__THE EXERCISE__: Leave out the pictures, then reproduce the rest of the material exactly.

__THE RECORDS__:

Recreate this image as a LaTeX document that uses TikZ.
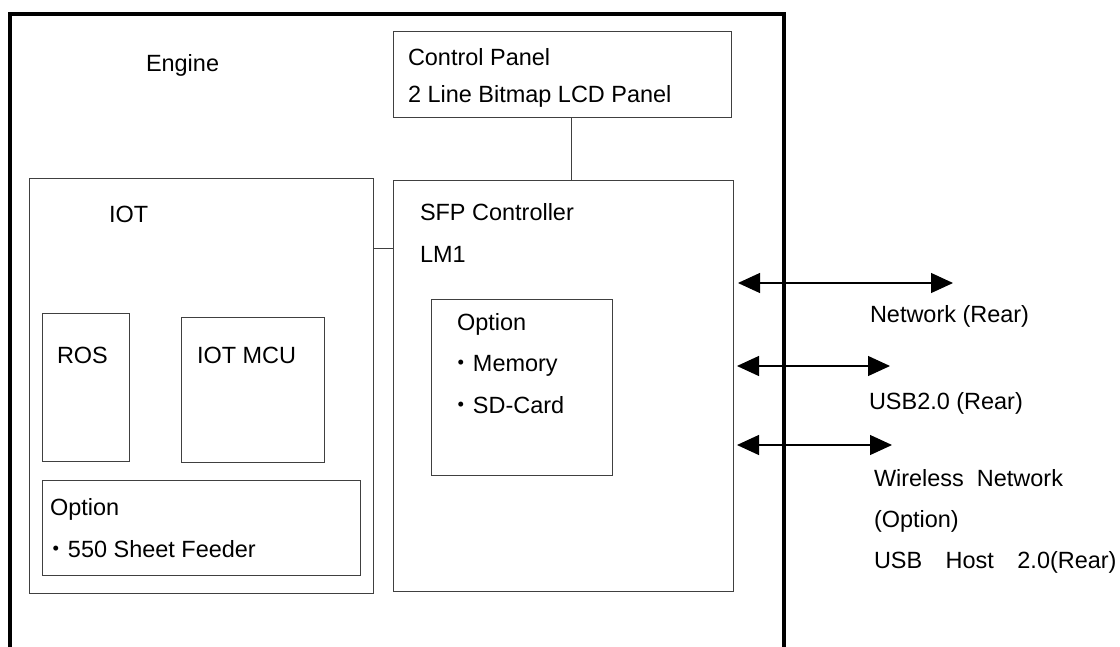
\documentclass[tikz,border=0pt]{standalone}
\usepackage{fontspec}
\setmainfont{Liberation Sans}
\newfontfamily\cjk{Noto Sans CJK JP}
\usetikzlibrary{fit,arrows.meta}
\begin{document}
\begin{tikzpicture}[x=0.75pt,y=-0.75pt,
  box/.style={draw=black!75, line width=0.75pt, inner sep=0pt, outer sep=0pt},
  lbl/.style={anchor=base west, inner sep=0pt, outer sep=0pt, font=\fontsize{17.6}{20}\selectfont},
  link/.style={draw=black!75, line width=0.75pt},
  port/.style={line width=0.9pt, {Triangle[length=16.5pt,width=15pt]}-{Triangle[length=16.5pt,width=15pt]}},
  enginebox/.style={line width=3.4pt}]
\useasboundingbox (0,0) rectangle (1120,646);
% engine outline (open at bottom)
\draw[enginebox] (10,650) |- (784,14) -- (784,650);
\node[lbl] (engine) at (146,71) {Engine};

% boxes
\node[box, fit={(393,31) (731,117)}] (cp) {};
\node[box, fit={(393,180) (733,591)}] (sfp) {};
\node[box, fit={(29,178) (373,593)}] (iot) {};
\node[box, fit={(42,313) (129,461)}] (ros) {};
\node[box, fit={(181,317) (324,462)}] (mcu) {};
\node[box, fit={(42,480) (360,575)}] (iotopt) {};
\node[box, fit={(431,299) (612,475)}] (sfpopt) {};

% texts
\node[lbl] (cpt1) at (408,65) {Control Panel};
\node[lbl] (cpt2) at (408,102) {2 Line Bitmap LCD Panel};
\node[lbl] (iott) at (109,222) {IOT};
\node[lbl] (sfpt1) at (420,220) {SFP Controller};
\node[lbl] (sfpt2) at (420,262) {LM1};
\node[lbl] (rost) at (57,363) {ROS};
\node[lbl] (mcut) at (197,363) {IOT MCU};
\node[lbl] (iopt1) at (50,515) {Option};
\node[lbl] (iopt2) at (44.5,557) {{\cjk ・}550 Sheet Feeder};
\node[lbl] (sopt1) at (457,330) {Option};
\node[lbl] (sopt2) at (449.5,371) {{\cjk ・}Memory};
\node[lbl] (sopt3) at (449.5,413) {{\cjk ・}SD-Card};

% internal connectors
\coordinate (cpx) at (571,0);
\draw[link] (cp.south -| cpx) -- (sfp.north -| cpx);
\coordinate (ly) at (0,248);
\draw[link] (iot.east |- ly) -- (sfp.west |- ly);

% external ports
\coordinate (p1l) at (738,283);
\coordinate (p1r) at (953,283);
\coordinate (p2l) at (737,366);
\coordinate (p2r) at (890,366);
\coordinate (p3l) at (737,445);
\coordinate (p3r) at (892,445);
\draw[port] (p1l) -- (p1r);
\draw[port] (p2l) -- (p2r);
\draw[port] (p3l) -- (p3r);

\node[lbl] (net) at (870,322) {Network (Rear)};
\node[lbl] (usb) at (869,409) {USB2.0 (Rear)};
\node[lbl] (wl1) at (874,486) {Wireless\ \ Network};
\node[lbl] (wl2) at (874,527) {(Option)};
\node[lbl] (wl3) at (874,568) {USB{\cjk 　}Host{\cjk 　}2.0(Rear)};
\end{tikzpicture}
\end{document}
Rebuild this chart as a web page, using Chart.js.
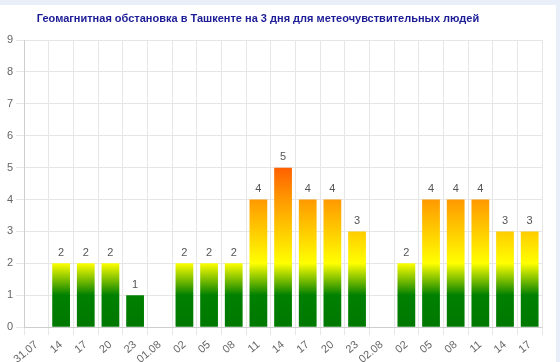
<!DOCTYPE html>
<html>
<head>
<meta charset="utf-8">
<script src="https://cdn.jsdelivr.net/npm/chart.js@4"></script>
<style>
  html, body { margin: 0; padding: 0; background: #e9eff9; overflow: hidden; }
  #wrap { position: absolute; left: 0; top: 5px; width: 556px; height: 364px; background: #fff; }
  #title { position: absolute; left: 0; top: 7px; width: 516px; text-align: center; font: bold 11px "Liberation Sans", Arial, sans-serif; color: #1c1c96; }
  canvas { display: block; }
</style>
</head>
<body>
<div id="wrap">
  <div id="title">Геомагнитная обстановка в Ташкенте на 3 дня для метеочувствительных людей</div>
  <canvas id="geoChart" width="556" height="364"></canvas>
</div>
<script>
var labels = ['31.07', '14', '17', '20', '23', '01.08', '02', '05', '08', '11', '14', '17', '20', '23', '02.08', '02', '05', '08', '11', '14', '17'];
var kpValues = [null, 2, 2, 2, 1, null, 2, 2, 2, 4, 5, 4, 4, 3, null, 2, 4, 4, 4, 3, 3];
var yTicks = [0, 1, 2, 3, 4, 5, 6, 7, 8, 9];

// colour stops by Kp level
var gradStops = [[0, '#007800'], [1, '#008000'], [2, '#ffff00'], [3, '#ffcc00'], [4, '#ff9900'], [5, '#ff6000']];

function barGradient(context) {
    var chart = context.chart;
    var y = chart.scales.y;
    if (!chart.chartArea) return '#008000';
    var g = chart.ctx.createLinearGradient(0, y.getPixelForValue(0), 0, y.getPixelForValue(5));
    gradStops.forEach(function (s) { g.addColorStop(s[0] / 5, s[1]); });
    return g;
}

var valueLabels = {
    id: 'valueLabels',
    afterDatasetsDraw: function (chart) {
        var ctx = chart.ctx;
        var meta = chart.getDatasetMeta(0);
        ctx.save();
        ctx.font = '11px "Liberation Sans", Arial, sans-serif';
        ctx.fillStyle = '#555';
        ctx.textAlign = 'center';
        ctx.textBaseline = 'bottom';
        meta.data.forEach(function (bar, i) {
            if (kpValues[i] == null) return;
            ctx.fillText(kpValues[i], bar.x, bar.y - 5);
        });
        ctx.restore();
    }
};

Chart.defaults.font.family = '"Liberation Sans", Arial, sans-serif';
Chart.defaults.color = '#666';

var geoCtx = document.getElementById('geoChart').getContext('2d');
var geoChart = new Chart(geoCtx, {
    type: 'bar',
    data: {
        labels: labels,
        datasets: [{
            data: kpValues,
            backgroundColor: barGradient,
            borderWidth: 0
        }]
    },
    options: {
        responsive: false,
        animation: false,
        layout: { padding: { left: 4, right: 14, top: 35, bottom: 0 } },
        plugins: {
            legend: { display: false },
            tooltip: { enabled: false }
        },
        scales: {
            x: {
                grid: { color: '#e6e6e6', offset: true },
                ticks: { minRotation: 40, maxRotation: 40, font: { size: 11 }, autoSkip: false }
            },
            y: {
                min: 0,
                max: 9,
                afterBuildTicks: function (axis) {
                    axis.ticks = yTicks.map(function (v) { return { value: v }; });
                },
                grid: { color: '#e6e6e6' },
                ticks: { font: { size: 11 } }
            }
        }
    },
    plugins: [valueLabels]
});
</script>
</body>
</html>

__ANSWER BELOW__:
Recreate this image as a LaTeX document that uses TikZ.
\documentclass[tikz,border=0pt]{standalone}
\usepackage{fontspec}
\setmainfont{Liberation Sans}
\newfontfamily\cjk{Noto Sans CJK JP}
\usetikzlibrary{fit,arrows.meta}
\begin{document}
\begin{tikzpicture}[x=0.75pt,y=-0.75pt,
  box/.style={draw=black!75, line width=0.75pt, inner sep=0pt, outer sep=0pt},
  lbl/.style={anchor=base west, inner sep=0pt, outer sep=0pt, font=\fontsize{17.6}{20}\selectfont},
  link/.style={draw=black!75, line width=0.75pt},
  port/.style={line width=0.9pt, {Triangle[length=16.5pt,width=15pt]}-{Triangle[length=16.5pt,width=15pt]}},
  enginebox/.style={line width=3.4pt}]
\useasboundingbox (0,0) rectangle (1120,646);
% engine outline (open at bottom)
\draw[enginebox] (10,650) |- (784,14) -- (784,650);
\node[lbl] (engine) at (146,71) {Engine};

% boxes
\node[box, fit={(393,31) (731,117)}] (cp) {};
\node[box, fit={(393,180) (733,591)}] (sfp) {};
\node[box, fit={(29,178) (373,593)}] (iot) {};
\node[box, fit={(42,313) (129,461)}] (ros) {};
\node[box, fit={(181,317) (324,462)}] (mcu) {};
\node[box, fit={(42,480) (360,575)}] (iotopt) {};
\node[box, fit={(431,299) (612,475)}] (sfpopt) {};

% texts
\node[lbl] (cpt1) at (408,65) {Control Panel};
\node[lbl] (cpt2) at (408,102) {2 Line Bitmap LCD Panel};
\node[lbl] (iott) at (109,222) {IOT};
\node[lbl] (sfpt1) at (420,220) {SFP Controller};
\node[lbl] (sfpt2) at (420,262) {LM1};
\node[lbl] (rost) at (57,363) {ROS};
\node[lbl] (mcut) at (197,363) {IOT MCU};
\node[lbl] (iopt1) at (50,515) {Option};
\node[lbl] (iopt2) at (44.5,557) {{\cjk ・}550 Sheet Feeder};
\node[lbl] (sopt1) at (457,330) {Option};
\node[lbl] (sopt2) at (449.5,371) {{\cjk ・}Memory};
\node[lbl] (sopt3) at (449.5,413) {{\cjk ・}SD-Card};

% internal connectors
\coordinate (cpx) at (571,0);
\draw[link] (cp.south -| cpx) -- (sfp.north -| cpx);
\coordinate (ly) at (0,248);
\draw[link] (iot.east |- ly) -- (sfp.west |- ly);

% external ports
\coordinate (p1l) at (738,283);
\coordinate (p1r) at (953,283);
\coordinate (p2l) at (737,366);
\coordinate (p2r) at (890,366);
\coordinate (p3l) at (737,445);
\coordinate (p3r) at (892,445);
\draw[port] (p1l) -- (p1r);
\draw[port] (p2l) -- (p2r);
\draw[port] (p3l) -- (p3r);

\node[lbl] (net) at (870,322) {Network (Rear)};
\node[lbl] (usb) at (869,409) {USB2.0 (Rear)};
\node[lbl] (wl1) at (874,486) {Wireless\ \ Network};
\node[lbl] (wl2) at (874,527) {(Option)};
\node[lbl] (wl3) at (874,568) {USB{\cjk 　}Host{\cjk 　}2.0(Rear)};
\end{tikzpicture}
\end{document}
Rebuild this chart as a web page, using Chart.js.
<!DOCTYPE html>
<html>
<head>
<meta charset="utf-8">
<script src="https://cdn.jsdelivr.net/npm/chart.js@4"></script>
<style>
  html, body { margin: 0; padding: 0; background: #e9eff9; overflow: hidden; }
  #wrap { position: absolute; left: 0; top: 5px; width: 556px; height: 364px; background: #fff; }
  #title { position: absolute; left: 0; top: 7px; width: 516px; text-align: center; font: bold 11px "Liberation Sans", Arial, sans-serif; color: #1c1c96; }
  canvas { display: block; }
</style>
</head>
<body>
<div id="wrap">
  <div id="title">Геомагнитная обстановка в Ташкенте на 3 дня для метеочувствительных людей</div>
  <canvas id="geoChart" width="556" height="364"></canvas>
</div>
<script>
var labels = ['31.07', '14', '17', '20', '23', '01.08', '02', '05', '08', '11', '14', '17', '20', '23', '02.08', '02', '05', '08', '11', '14', '17'];
var kpValues = [null, 2, 2, 2, 1, null, 2, 2, 2, 4, 5, 4, 4, 3, null, 2, 4, 4, 4, 3, 3];
var yTicks = [0, 1, 2, 3, 4, 5, 6, 7, 8, 9];

// colour stops by Kp level
var gradStops = [[0, '#007800'], [1, '#008000'], [2, '#ffff00'], [3, '#ffcc00'], [4, '#ff9900'], [5, '#ff6000']];

function barGradient(context) {
    var chart = context.chart;
    var y = chart.scales.y;
    if (!chart.chartArea) return '#008000';
    var g = chart.ctx.createLinearGradient(0, y.getPixelForValue(0), 0, y.getPixelForValue(5));
    gradStops.forEach(function (s) { g.addColorStop(s[0] / 5, s[1]); });
    return g;
}

var valueLabels = {
    id: 'valueLabels',
    afterDatasetsDraw: function (chart) {
        var ctx = chart.ctx;
        var meta = chart.getDatasetMeta(0);
        ctx.save();
        ctx.font = '11px "Liberation Sans", Arial, sans-serif';
        ctx.fillStyle = '#555';
        ctx.textAlign = 'center';
        ctx.textBaseline = 'bottom';
        meta.data.forEach(function (bar, i) {
            if (kpValues[i] == null) return;
            ctx.fillText(kpValues[i], bar.x, bar.y - 5);
        });
        ctx.restore();
    }
};

Chart.defaults.font.family = '"Liberation Sans", Arial, sans-serif';
Chart.defaults.color = '#666';

var geoCtx = document.getElementById('geoChart').getContext('2d');
var geoChart = new Chart(geoCtx, {
    type: 'bar',
    data: {
        labels: labels,
        datasets: [{
            data: kpValues,
            backgroundColor: barGradient,
            borderWidth: 0
        }]
    },
    options: {
        responsive: false,
        animation: false,
        layout: { padding: { left: 4, right: 14, top: 35, bottom: 0 } },
        plugins: {
            legend: { display: false },
            tooltip: { enabled: false }
        },
        scales: {
            x: {
                grid: { color: '#e6e6e6', offset: true },
                ticks: { minRotation: 40, maxRotation: 40, font: { size: 11 }, autoSkip: false }
            },
            y: {
                min: 0,
                max: 9,
                afterBuildTicks: function (axis) {
                    axis.ticks = yTicks.map(function (v) { return { value: v }; });
                },
                grid: { color: '#e6e6e6' },
                ticks: { font: { size: 11 } }
            }
        }
    },
    plugins: [valueLabels]
});
</script>
</body>
</html>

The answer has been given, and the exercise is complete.